*The problem:*
Check each line of the records for "this"; collect those that have it.
-- begin Material shown --
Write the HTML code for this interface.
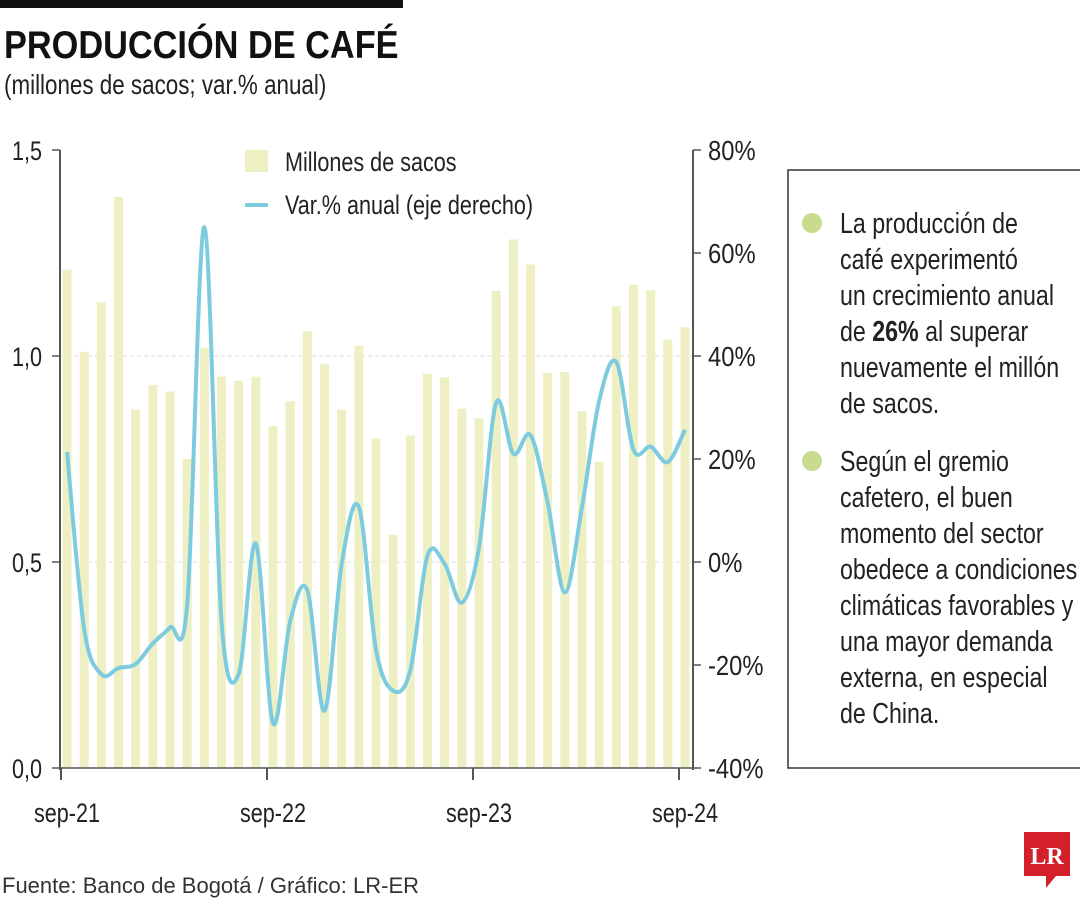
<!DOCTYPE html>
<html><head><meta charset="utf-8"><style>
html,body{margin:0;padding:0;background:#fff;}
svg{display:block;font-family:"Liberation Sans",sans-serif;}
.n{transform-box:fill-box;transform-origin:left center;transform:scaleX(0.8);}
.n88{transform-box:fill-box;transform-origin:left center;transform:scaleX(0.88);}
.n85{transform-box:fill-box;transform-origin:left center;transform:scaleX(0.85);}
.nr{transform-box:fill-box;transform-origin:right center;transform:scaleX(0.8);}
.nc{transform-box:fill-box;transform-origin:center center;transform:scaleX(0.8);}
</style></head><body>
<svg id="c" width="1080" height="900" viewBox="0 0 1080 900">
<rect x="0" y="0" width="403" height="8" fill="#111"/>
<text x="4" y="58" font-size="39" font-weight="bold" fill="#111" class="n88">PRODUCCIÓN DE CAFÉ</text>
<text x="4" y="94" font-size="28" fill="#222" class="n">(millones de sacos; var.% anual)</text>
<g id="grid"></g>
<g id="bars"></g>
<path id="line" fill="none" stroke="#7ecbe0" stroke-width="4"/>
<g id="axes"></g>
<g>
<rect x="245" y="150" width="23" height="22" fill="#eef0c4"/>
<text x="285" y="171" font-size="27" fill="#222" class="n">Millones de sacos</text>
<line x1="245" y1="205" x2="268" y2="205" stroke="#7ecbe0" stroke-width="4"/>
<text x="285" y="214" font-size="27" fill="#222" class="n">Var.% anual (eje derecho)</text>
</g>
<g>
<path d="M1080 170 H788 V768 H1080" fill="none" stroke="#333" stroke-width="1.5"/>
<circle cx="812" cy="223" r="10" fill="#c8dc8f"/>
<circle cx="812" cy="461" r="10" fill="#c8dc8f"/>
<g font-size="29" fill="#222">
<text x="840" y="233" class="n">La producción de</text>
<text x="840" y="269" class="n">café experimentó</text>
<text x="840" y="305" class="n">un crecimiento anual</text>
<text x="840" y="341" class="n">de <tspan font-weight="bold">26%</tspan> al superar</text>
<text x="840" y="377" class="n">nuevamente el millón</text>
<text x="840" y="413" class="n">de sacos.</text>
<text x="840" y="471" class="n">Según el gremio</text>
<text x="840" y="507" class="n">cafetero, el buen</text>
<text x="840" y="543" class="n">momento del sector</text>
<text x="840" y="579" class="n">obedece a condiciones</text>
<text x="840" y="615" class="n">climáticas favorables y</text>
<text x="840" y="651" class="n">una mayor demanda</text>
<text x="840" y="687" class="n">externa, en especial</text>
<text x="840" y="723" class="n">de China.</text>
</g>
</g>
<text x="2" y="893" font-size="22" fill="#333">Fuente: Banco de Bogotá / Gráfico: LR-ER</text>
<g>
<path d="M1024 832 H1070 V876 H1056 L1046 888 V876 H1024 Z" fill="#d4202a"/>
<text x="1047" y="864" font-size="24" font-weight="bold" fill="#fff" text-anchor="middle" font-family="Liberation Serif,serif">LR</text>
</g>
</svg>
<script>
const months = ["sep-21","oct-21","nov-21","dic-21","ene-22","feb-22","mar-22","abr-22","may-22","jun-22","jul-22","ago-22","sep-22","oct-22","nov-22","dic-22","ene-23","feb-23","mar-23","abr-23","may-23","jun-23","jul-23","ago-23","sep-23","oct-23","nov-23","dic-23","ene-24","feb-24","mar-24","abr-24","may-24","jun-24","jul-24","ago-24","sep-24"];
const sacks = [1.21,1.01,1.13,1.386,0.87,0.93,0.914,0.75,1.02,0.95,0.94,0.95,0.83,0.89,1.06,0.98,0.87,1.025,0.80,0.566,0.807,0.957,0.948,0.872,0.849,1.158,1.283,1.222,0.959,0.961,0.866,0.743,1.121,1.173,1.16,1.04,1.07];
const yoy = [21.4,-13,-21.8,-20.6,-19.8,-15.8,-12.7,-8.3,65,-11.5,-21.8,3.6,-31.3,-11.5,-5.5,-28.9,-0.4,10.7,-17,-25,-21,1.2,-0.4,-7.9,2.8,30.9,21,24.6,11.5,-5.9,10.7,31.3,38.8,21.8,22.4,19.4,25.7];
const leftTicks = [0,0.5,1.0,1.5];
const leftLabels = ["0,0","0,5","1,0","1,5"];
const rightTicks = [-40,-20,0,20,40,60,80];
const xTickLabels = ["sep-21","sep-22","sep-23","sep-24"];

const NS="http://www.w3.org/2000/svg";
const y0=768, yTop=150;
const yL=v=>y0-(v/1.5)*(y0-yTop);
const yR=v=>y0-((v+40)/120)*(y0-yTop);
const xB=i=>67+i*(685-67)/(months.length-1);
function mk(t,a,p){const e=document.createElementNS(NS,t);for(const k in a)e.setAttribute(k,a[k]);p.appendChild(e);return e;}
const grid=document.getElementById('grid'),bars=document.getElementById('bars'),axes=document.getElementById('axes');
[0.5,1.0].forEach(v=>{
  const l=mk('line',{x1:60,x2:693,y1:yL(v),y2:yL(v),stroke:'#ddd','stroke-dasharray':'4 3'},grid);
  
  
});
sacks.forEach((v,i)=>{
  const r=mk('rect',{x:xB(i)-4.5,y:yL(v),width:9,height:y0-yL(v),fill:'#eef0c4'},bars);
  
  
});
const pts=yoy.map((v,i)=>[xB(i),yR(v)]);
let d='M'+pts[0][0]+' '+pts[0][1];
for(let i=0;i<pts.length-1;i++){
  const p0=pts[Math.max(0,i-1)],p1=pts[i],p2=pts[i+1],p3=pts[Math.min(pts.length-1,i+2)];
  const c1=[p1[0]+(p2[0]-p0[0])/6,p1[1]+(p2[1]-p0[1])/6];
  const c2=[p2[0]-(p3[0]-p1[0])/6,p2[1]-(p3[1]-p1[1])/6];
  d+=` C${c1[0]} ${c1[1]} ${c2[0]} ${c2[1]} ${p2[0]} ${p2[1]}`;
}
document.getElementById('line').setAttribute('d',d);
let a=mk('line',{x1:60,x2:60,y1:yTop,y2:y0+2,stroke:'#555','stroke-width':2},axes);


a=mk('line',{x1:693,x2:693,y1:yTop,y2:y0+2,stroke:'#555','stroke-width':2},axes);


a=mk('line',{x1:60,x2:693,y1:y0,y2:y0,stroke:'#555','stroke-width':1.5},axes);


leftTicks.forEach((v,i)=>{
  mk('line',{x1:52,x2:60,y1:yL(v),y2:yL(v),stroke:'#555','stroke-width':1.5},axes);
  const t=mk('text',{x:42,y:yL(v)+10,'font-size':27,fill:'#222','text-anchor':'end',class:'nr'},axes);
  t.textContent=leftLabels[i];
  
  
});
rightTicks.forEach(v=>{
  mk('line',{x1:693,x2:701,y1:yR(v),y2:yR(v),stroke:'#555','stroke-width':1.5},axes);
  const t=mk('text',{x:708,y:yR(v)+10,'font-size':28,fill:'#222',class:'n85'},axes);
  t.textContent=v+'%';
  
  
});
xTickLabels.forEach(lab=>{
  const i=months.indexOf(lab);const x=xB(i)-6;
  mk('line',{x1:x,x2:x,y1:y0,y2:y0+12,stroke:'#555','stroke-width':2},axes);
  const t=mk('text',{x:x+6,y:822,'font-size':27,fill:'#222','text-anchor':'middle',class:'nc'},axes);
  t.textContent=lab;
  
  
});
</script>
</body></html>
-- end Material shown --
-- begin Material shown --
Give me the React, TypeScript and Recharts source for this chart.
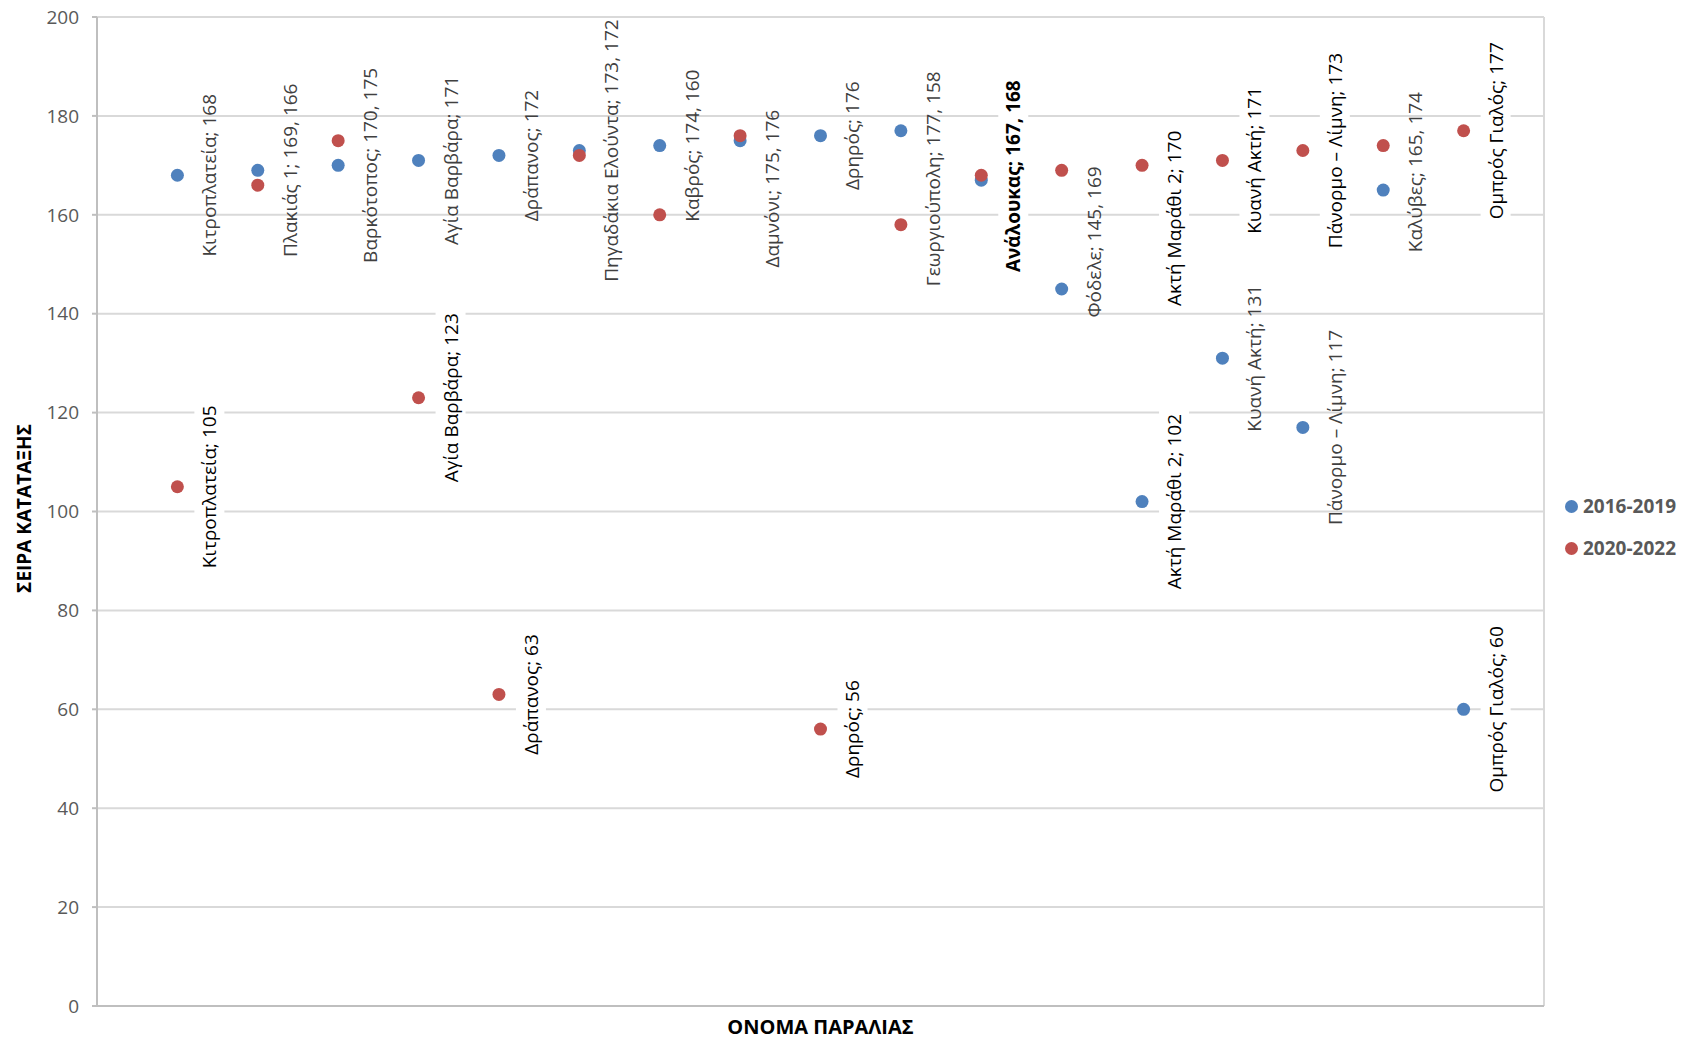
-- end Material shown --
*Result below:*
Write the HTML code for this interface.
Give me the React, TypeScript and Recharts source for this chart.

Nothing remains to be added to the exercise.